**Exercise requirements:**
Reproduce all the lines below exactly and omit the images.

Start of Information shown

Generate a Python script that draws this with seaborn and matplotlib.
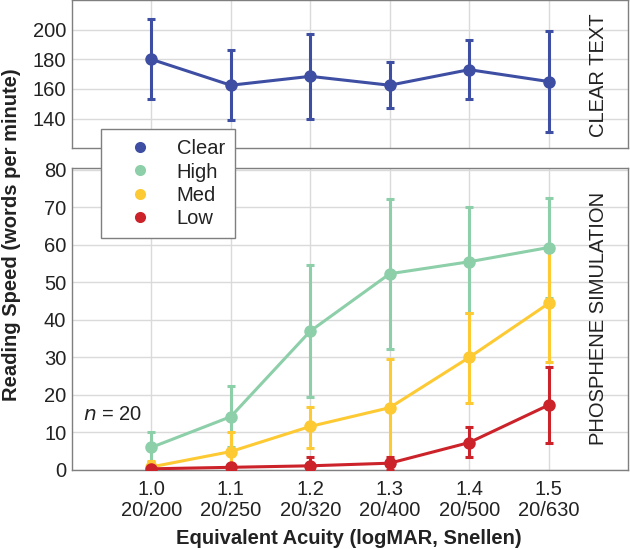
import numpy as np
import pandas as pd
import matplotlib
matplotlib.use('Agg')
import matplotlib.pyplot as plt
import seaborn as sns
from matplotlib.lines import Line2D

# ── DATA ─────────────────────────────────────────────────────────────────────

acuity   = [1.0, 1.1, 1.2, 1.3, 1.4, 1.5]
snellen  = ['20/200', '20/250', '20/320', '20/400', '20/500', '20/630']

clear_mean = [180, 162.5, 168.5, 162.5, 173, 165]
clear_lo   = [153, 139, 140, 147, 153, 131]
clear_hi   = [207, 186, 197, 178, 193, 199]

high_mean = [6, 14.2, 37, 52.3, 55.5, 59.3]
high_lo   = [2, 6.2, 19.5, 32.3, 41.8, 45.9]
high_hi   = [10, 22.4, 54.7, 72.3, 70, 72.4]

med_mean = [0.8, 4.9, 11.6, 16.6, 30, 44.4]
med_lo   = [0, 0, 5.9, 2.5, 17.8, 28.9]
med_hi   = [2.4, 10.2, 16.9, 29.5, 41.8, 59.5]

low_mean = [0.3, 0.7, 1.1, 1.8, 7.3, 17.3]
low_lo   = [0, 0, 0, 0, 3.4, 7.1]
low_hi   = [1.2, 1.5, 3.4, 3.5, 11.5, 27.4]

colors = {'Clear': '#3d4ea3', 'High': '#8ccfa9', 'Med': '#fdca33', 'Low': '#cc2229'}

# ── STYLE ────────────────────────────────────────────────────────────────────

FS = 14.5
TXT = '#222222'

sns.set_theme(style='whitegrid')
plt.rcParams['font.family'] = ['Liberation Sans', 'DejaVu Sans']
plt.rcParams['grid.color'] = '#dadada'

fig = plt.figure(figsize=(6.3, 5.49), dpi=100)
ax_top = fig.add_axes([0.114, 0.730, 0.883, 0.270])
ax_bot = fig.add_axes([0.114, 0.144, 0.883, 0.550])


def draw(ax, name, mean, lo, hi):
    df = pd.DataFrame({'x': acuity, 'y': mean})
    err = [np.array(mean) - np.array(lo), np.array(hi) - np.array(mean)]
    ax.errorbar(acuity, mean, yerr=err, fmt='none', ecolor=colors[name],
                elinewidth=2.2, capsize=3, capthick=2.2, zorder=3)
    sns.lineplot(data=df, x='x', y='y', ax=ax, color=colors[name], lw=2.2,
                 marker='o', markersize=9, markeredgewidth=0, zorder=4)


draw(ax_top, 'Clear', clear_mean, clear_lo, clear_hi)
draw(ax_bot, 'High', high_mean, high_lo, high_hi)
draw(ax_bot, 'Med', med_mean, med_lo, med_hi)
draw(ax_bot, 'Low', low_mean, low_lo, low_hi)

for ax in (ax_top, ax_bot):
    ax.set_xlim(0.9, 1.6)
    ax.set_xticks(acuity)
    ax.set_xlabel('')
    ax.set_ylabel('')
    ax.tick_params(axis='both', labelsize=FS, labelcolor=TXT, length=0)
    ax.tick_params(axis='y', pad=4)
    ax.tick_params(axis='x', pad=7)
    for s in ax.spines.values():
        s.set_color('#7f7f7f')
        s.set_linewidth(1.0)

ax_top.set_ylim(120, 220)
ax_top.set_yticks([140, 160, 180, 200])
ax_top.set_xticklabels([])

ax_bot.set_ylim(0, 80.5)
ax_bot.set_yticks(range(0, 81, 10))
ax_bot.set_xticklabels([f'{a:.1f}\n{s}' for a, s in zip(acuity, snellen)],
                       linespacing=1.15)

ax_top.text(1.563, 169, 'CLEAR TEXT', rotation=90, ha='center', va='center',
            fontsize=FS, color=TXT)
ax_bot.text(1.563, 40.5, 'PHOSPHENE SIMULATION', rotation=90, ha='center',
            va='center', fontsize=FS, color=TXT)
ax_bot.text(0.914, 14.7, r'$n$ = 20', fontsize=FS, ha='left', va='center',
            color=TXT)

fig.text(0.018, 0.572, 'Reading Speed (words per minute)', rotation=90,
         ha='center', va='center', fontsize=FS, fontweight='bold', color=TXT)
fig.text(0.554, 0.020, 'Equivalent Acuity (logMAR, Snellen)',
         ha='center', va='center', fontsize=FS, fontweight='bold', color=TXT)

handles = [Line2D([], [], ls='none', marker='o', markersize=8,
                  markeredgewidth=0, color=colors[k]) for k in colors]
leg = fig.legend(handles, list(colors), loc='upper left',
                 bbox_to_anchor=(101 / 630, 1 - 129 / 549), borderaxespad=0,
                 fontsize=FS, frameon=True, fancybox=False, framealpha=1,
                 handletextpad=0.35, labelspacing=0.22, borderpad=0.5,
                 handlelength=2.9)
leg.get_frame().set_edgecolor('#7f7f7f')
leg.get_frame().set_linewidth(1.0)
for t in leg.get_texts():
    t.set_color(TXT)
leg.set_zorder(10)

fig.savefig('out.png', dpi=100)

End of Information shown

**Answer in full:**
Generate a Python script that draws this with seaborn and matplotlib.
import numpy as np
import pandas as pd
import matplotlib
matplotlib.use('Agg')
import matplotlib.pyplot as plt
import seaborn as sns
from matplotlib.lines import Line2D

# ── DATA ─────────────────────────────────────────────────────────────────────

acuity   = [1.0, 1.1, 1.2, 1.3, 1.4, 1.5]
snellen  = ['20/200', '20/250', '20/320', '20/400', '20/500', '20/630']

clear_mean = [180, 162.5, 168.5, 162.5, 173, 165]
clear_lo   = [153, 139, 140, 147, 153, 131]
clear_hi   = [207, 186, 197, 178, 193, 199]

high_mean = [6, 14.2, 37, 52.3, 55.5, 59.3]
high_lo   = [2, 6.2, 19.5, 32.3, 41.8, 45.9]
high_hi   = [10, 22.4, 54.7, 72.3, 70, 72.4]

med_mean = [0.8, 4.9, 11.6, 16.6, 30, 44.4]
med_lo   = [0, 0, 5.9, 2.5, 17.8, 28.9]
med_hi   = [2.4, 10.2, 16.9, 29.5, 41.8, 59.5]

low_mean = [0.3, 0.7, 1.1, 1.8, 7.3, 17.3]
low_lo   = [0, 0, 0, 0, 3.4, 7.1]
low_hi   = [1.2, 1.5, 3.4, 3.5, 11.5, 27.4]

colors = {'Clear': '#3d4ea3', 'High': '#8ccfa9', 'Med': '#fdca33', 'Low': '#cc2229'}

# ── STYLE ────────────────────────────────────────────────────────────────────

FS = 14.5
TXT = '#222222'

sns.set_theme(style='whitegrid')
plt.rcParams['font.family'] = ['Liberation Sans', 'DejaVu Sans']
plt.rcParams['grid.color'] = '#dadada'

fig = plt.figure(figsize=(6.3, 5.49), dpi=100)
ax_top = fig.add_axes([0.114, 0.730, 0.883, 0.270])
ax_bot = fig.add_axes([0.114, 0.144, 0.883, 0.550])


def draw(ax, name, mean, lo, hi):
    df = pd.DataFrame({'x': acuity, 'y': mean})
    err = [np.array(mean) - np.array(lo), np.array(hi) - np.array(mean)]
    ax.errorbar(acuity, mean, yerr=err, fmt='none', ecolor=colors[name],
                elinewidth=2.2, capsize=3, capthick=2.2, zorder=3)
    sns.lineplot(data=df, x='x', y='y', ax=ax, color=colors[name], lw=2.2,
                 marker='o', markersize=9, markeredgewidth=0, zorder=4)


draw(ax_top, 'Clear', clear_mean, clear_lo, clear_hi)
draw(ax_bot, 'High', high_mean, high_lo, high_hi)
draw(ax_bot, 'Med', med_mean, med_lo, med_hi)
draw(ax_bot, 'Low', low_mean, low_lo, low_hi)

for ax in (ax_top, ax_bot):
    ax.set_xlim(0.9, 1.6)
    ax.set_xticks(acuity)
    ax.set_xlabel('')
    ax.set_ylabel('')
    ax.tick_params(axis='both', labelsize=FS, labelcolor=TXT, length=0)
    ax.tick_params(axis='y', pad=4)
    ax.tick_params(axis='x', pad=7)
    for s in ax.spines.values():
        s.set_color('#7f7f7f')
        s.set_linewidth(1.0)

ax_top.set_ylim(120, 220)
ax_top.set_yticks([140, 160, 180, 200])
ax_top.set_xticklabels([])

ax_bot.set_ylim(0, 80.5)
ax_bot.set_yticks(range(0, 81, 10))
ax_bot.set_xticklabels([f'{a:.1f}\n{s}' for a, s in zip(acuity, snellen)],
                       linespacing=1.15)

ax_top.text(1.563, 169, 'CLEAR TEXT', rotation=90, ha='center', va='center',
            fontsize=FS, color=TXT)
ax_bot.text(1.563, 40.5, 'PHOSPHENE SIMULATION', rotation=90, ha='center',
            va='center', fontsize=FS, color=TXT)
ax_bot.text(0.914, 14.7, r'$n$ = 20', fontsize=FS, ha='left', va='center',
            color=TXT)

fig.text(0.018, 0.572, 'Reading Speed (words per minute)', rotation=90,
         ha='center', va='center', fontsize=FS, fontweight='bold', color=TXT)
fig.text(0.554, 0.020, 'Equivalent Acuity (logMAR, Snellen)',
         ha='center', va='center', fontsize=FS, fontweight='bold', color=TXT)

handles = [Line2D([], [], ls='none', marker='o', markersize=8,
                  markeredgewidth=0, color=colors[k]) for k in colors]
leg = fig.legend(handles, list(colors), loc='upper left',
                 bbox_to_anchor=(101 / 630, 1 - 129 / 549), borderaxespad=0,
                 fontsize=FS, frameon=True, fancybox=False, framealpha=1,
                 handletextpad=0.35, labelspacing=0.22, borderpad=0.5,
                 handlelength=2.9)
leg.get_frame().set_edgecolor('#7f7f7f')
leg.get_frame().set_linewidth(1.0)
for t in leg.get_texts():
    t.set_color(TXT)
leg.set_zorder(10)

fig.savefig('out.png', dpi=100)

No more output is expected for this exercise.